**EXERCISE PROMPT**:
Each record needs to be echoed exactly; can you do that?

---- DATA EXTRACT

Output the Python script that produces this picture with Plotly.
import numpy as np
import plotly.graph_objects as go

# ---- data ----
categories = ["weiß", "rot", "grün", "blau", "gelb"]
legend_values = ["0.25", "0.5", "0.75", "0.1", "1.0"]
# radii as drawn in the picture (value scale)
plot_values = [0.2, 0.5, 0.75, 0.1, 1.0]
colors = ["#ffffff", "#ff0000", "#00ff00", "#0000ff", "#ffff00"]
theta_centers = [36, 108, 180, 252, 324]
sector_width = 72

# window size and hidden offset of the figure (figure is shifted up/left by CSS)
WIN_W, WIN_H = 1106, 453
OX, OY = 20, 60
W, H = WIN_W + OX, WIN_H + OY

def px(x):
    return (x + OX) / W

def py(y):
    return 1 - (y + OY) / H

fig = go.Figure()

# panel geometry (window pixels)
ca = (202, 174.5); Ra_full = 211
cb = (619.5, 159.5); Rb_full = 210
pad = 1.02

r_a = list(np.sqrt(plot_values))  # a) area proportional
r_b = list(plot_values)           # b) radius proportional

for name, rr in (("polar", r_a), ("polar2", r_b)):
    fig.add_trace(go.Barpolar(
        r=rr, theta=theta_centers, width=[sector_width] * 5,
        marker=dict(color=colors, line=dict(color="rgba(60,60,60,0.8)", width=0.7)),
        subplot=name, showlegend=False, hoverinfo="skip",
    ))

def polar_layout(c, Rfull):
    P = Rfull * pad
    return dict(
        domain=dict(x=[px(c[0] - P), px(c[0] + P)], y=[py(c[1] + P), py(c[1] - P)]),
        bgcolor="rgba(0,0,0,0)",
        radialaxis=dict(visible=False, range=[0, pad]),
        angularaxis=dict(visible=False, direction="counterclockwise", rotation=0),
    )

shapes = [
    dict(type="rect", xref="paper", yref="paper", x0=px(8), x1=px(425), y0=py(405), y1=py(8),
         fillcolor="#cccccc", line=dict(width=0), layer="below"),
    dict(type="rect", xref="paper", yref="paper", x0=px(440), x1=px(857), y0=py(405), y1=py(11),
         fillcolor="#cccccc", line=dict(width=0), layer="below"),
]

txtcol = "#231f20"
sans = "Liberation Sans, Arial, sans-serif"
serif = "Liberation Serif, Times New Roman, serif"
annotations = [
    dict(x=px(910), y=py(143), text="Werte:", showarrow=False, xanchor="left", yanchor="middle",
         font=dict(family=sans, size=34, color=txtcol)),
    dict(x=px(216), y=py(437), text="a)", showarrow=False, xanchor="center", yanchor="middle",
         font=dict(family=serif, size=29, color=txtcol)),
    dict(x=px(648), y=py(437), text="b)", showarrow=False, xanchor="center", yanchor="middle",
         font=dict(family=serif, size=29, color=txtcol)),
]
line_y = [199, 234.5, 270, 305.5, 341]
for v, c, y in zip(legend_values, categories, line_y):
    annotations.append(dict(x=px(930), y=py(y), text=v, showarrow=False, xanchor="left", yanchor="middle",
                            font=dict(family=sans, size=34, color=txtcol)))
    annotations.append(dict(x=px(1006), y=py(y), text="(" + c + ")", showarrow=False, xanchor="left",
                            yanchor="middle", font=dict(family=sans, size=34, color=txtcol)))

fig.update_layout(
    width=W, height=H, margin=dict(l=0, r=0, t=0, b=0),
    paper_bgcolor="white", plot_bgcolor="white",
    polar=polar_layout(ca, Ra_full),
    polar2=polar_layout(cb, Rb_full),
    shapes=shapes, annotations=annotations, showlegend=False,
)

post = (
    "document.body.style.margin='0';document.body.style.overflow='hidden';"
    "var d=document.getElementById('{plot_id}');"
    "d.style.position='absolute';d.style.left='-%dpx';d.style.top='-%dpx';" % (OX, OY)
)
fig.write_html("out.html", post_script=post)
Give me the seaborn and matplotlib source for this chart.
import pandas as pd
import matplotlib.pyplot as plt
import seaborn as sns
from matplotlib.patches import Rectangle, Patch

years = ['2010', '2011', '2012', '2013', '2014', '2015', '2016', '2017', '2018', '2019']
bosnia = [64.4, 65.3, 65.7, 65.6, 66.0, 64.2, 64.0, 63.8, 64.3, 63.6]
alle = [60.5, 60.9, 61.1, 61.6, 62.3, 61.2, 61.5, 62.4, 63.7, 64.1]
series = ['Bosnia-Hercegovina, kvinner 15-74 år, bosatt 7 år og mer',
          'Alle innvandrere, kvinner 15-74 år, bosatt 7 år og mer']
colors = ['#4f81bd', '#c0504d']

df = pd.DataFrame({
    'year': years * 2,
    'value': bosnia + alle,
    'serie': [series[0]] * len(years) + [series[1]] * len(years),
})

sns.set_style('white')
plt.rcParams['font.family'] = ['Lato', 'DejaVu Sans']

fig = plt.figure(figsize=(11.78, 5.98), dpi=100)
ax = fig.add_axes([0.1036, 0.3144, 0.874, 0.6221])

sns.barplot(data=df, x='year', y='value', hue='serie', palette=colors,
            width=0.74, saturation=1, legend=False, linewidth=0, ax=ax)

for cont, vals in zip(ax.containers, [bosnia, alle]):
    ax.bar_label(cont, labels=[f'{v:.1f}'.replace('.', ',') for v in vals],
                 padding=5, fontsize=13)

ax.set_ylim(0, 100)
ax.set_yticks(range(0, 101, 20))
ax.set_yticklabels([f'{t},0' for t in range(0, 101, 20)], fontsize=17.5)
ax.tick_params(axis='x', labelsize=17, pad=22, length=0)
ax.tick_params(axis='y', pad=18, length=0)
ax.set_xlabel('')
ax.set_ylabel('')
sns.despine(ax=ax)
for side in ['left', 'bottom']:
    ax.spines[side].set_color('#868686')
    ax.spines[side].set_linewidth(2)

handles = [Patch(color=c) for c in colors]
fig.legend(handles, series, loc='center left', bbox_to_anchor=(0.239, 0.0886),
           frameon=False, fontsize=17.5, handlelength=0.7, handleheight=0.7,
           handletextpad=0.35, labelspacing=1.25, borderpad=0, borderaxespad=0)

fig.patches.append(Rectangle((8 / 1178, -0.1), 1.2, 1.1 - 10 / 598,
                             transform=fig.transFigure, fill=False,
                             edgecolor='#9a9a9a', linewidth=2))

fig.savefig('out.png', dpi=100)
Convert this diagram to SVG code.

--------

**THE RESULT**:
Output the Python script that produces this picture with Plotly.
import numpy as np
import plotly.graph_objects as go

# ---- data ----
categories = ["weiß", "rot", "grün", "blau", "gelb"]
legend_values = ["0.25", "0.5", "0.75", "0.1", "1.0"]
# radii as drawn in the picture (value scale)
plot_values = [0.2, 0.5, 0.75, 0.1, 1.0]
colors = ["#ffffff", "#ff0000", "#00ff00", "#0000ff", "#ffff00"]
theta_centers = [36, 108, 180, 252, 324]
sector_width = 72

# window size and hidden offset of the figure (figure is shifted up/left by CSS)
WIN_W, WIN_H = 1106, 453
OX, OY = 20, 60
W, H = WIN_W + OX, WIN_H + OY

def px(x):
    return (x + OX) / W

def py(y):
    return 1 - (y + OY) / H

fig = go.Figure()

# panel geometry (window pixels)
ca = (202, 174.5); Ra_full = 211
cb = (619.5, 159.5); Rb_full = 210
pad = 1.02

r_a = list(np.sqrt(plot_values))  # a) area proportional
r_b = list(plot_values)           # b) radius proportional

for name, rr in (("polar", r_a), ("polar2", r_b)):
    fig.add_trace(go.Barpolar(
        r=rr, theta=theta_centers, width=[sector_width] * 5,
        marker=dict(color=colors, line=dict(color="rgba(60,60,60,0.8)", width=0.7)),
        subplot=name, showlegend=False, hoverinfo="skip",
    ))

def polar_layout(c, Rfull):
    P = Rfull * pad
    return dict(
        domain=dict(x=[px(c[0] - P), px(c[0] + P)], y=[py(c[1] + P), py(c[1] - P)]),
        bgcolor="rgba(0,0,0,0)",
        radialaxis=dict(visible=False, range=[0, pad]),
        angularaxis=dict(visible=False, direction="counterclockwise", rotation=0),
    )

shapes = [
    dict(type="rect", xref="paper", yref="paper", x0=px(8), x1=px(425), y0=py(405), y1=py(8),
         fillcolor="#cccccc", line=dict(width=0), layer="below"),
    dict(type="rect", xref="paper", yref="paper", x0=px(440), x1=px(857), y0=py(405), y1=py(11),
         fillcolor="#cccccc", line=dict(width=0), layer="below"),
]

txtcol = "#231f20"
sans = "Liberation Sans, Arial, sans-serif"
serif = "Liberation Serif, Times New Roman, serif"
annotations = [
    dict(x=px(910), y=py(143), text="Werte:", showarrow=False, xanchor="left", yanchor="middle",
         font=dict(family=sans, size=34, color=txtcol)),
    dict(x=px(216), y=py(437), text="a)", showarrow=False, xanchor="center", yanchor="middle",
         font=dict(family=serif, size=29, color=txtcol)),
    dict(x=px(648), y=py(437), text="b)", showarrow=False, xanchor="center", yanchor="middle",
         font=dict(family=serif, size=29, color=txtcol)),
]
line_y = [199, 234.5, 270, 305.5, 341]
for v, c, y in zip(legend_values, categories, line_y):
    annotations.append(dict(x=px(930), y=py(y), text=v, showarrow=False, xanchor="left", yanchor="middle",
                            font=dict(family=sans, size=34, color=txtcol)))
    annotations.append(dict(x=px(1006), y=py(y), text="(" + c + ")", showarrow=False, xanchor="left",
                            yanchor="middle", font=dict(family=sans, size=34, color=txtcol)))

fig.update_layout(
    width=W, height=H, margin=dict(l=0, r=0, t=0, b=0),
    paper_bgcolor="white", plot_bgcolor="white",
    polar=polar_layout(ca, Ra_full),
    polar2=polar_layout(cb, Rb_full),
    shapes=shapes, annotations=annotations, showlegend=False,
)

post = (
    "document.body.style.margin='0';document.body.style.overflow='hidden';"
    "var d=document.getElementById('{plot_id}');"
    "d.style.position='absolute';d.style.left='-%dpx';d.style.top='-%dpx';" % (OX, OY)
)
fig.write_html("out.html", post_script=post)
Give me the seaborn and matplotlib source for this chart.
import pandas as pd
import matplotlib.pyplot as plt
import seaborn as sns
from matplotlib.patches import Rectangle, Patch

years = ['2010', '2011', '2012', '2013', '2014', '2015', '2016', '2017', '2018', '2019']
bosnia = [64.4, 65.3, 65.7, 65.6, 66.0, 64.2, 64.0, 63.8, 64.3, 63.6]
alle = [60.5, 60.9, 61.1, 61.6, 62.3, 61.2, 61.5, 62.4, 63.7, 64.1]
series = ['Bosnia-Hercegovina, kvinner 15-74 år, bosatt 7 år og mer',
          'Alle innvandrere, kvinner 15-74 år, bosatt 7 år og mer']
colors = ['#4f81bd', '#c0504d']

df = pd.DataFrame({
    'year': years * 2,
    'value': bosnia + alle,
    'serie': [series[0]] * len(years) + [series[1]] * len(years),
})

sns.set_style('white')
plt.rcParams['font.family'] = ['Lato', 'DejaVu Sans']

fig = plt.figure(figsize=(11.78, 5.98), dpi=100)
ax = fig.add_axes([0.1036, 0.3144, 0.874, 0.6221])

sns.barplot(data=df, x='year', y='value', hue='serie', palette=colors,
            width=0.74, saturation=1, legend=False, linewidth=0, ax=ax)

for cont, vals in zip(ax.containers, [bosnia, alle]):
    ax.bar_label(cont, labels=[f'{v:.1f}'.replace('.', ',') for v in vals],
                 padding=5, fontsize=13)

ax.set_ylim(0, 100)
ax.set_yticks(range(0, 101, 20))
ax.set_yticklabels([f'{t},0' for t in range(0, 101, 20)], fontsize=17.5)
ax.tick_params(axis='x', labelsize=17, pad=22, length=0)
ax.tick_params(axis='y', pad=18, length=0)
ax.set_xlabel('')
ax.set_ylabel('')
sns.despine(ax=ax)
for side in ['left', 'bottom']:
    ax.spines[side].set_color('#868686')
    ax.spines[side].set_linewidth(2)

handles = [Patch(color=c) for c in colors]
fig.legend(handles, series, loc='center left', bbox_to_anchor=(0.239, 0.0886),
           frameon=False, fontsize=17.5, handlelength=0.7, handleheight=0.7,
           handletextpad=0.35, labelspacing=1.25, borderpad=0, borderaxespad=0)

fig.patches.append(Rectangle((8 / 1178, -0.1), 1.2, 1.1 - 10 / 598,
                             transform=fig.transFigure, fill=False,
                             edgecolor='#9a9a9a', linewidth=2))

fig.savefig('out.png', dpi=100)
Convert this diagram to SVG code.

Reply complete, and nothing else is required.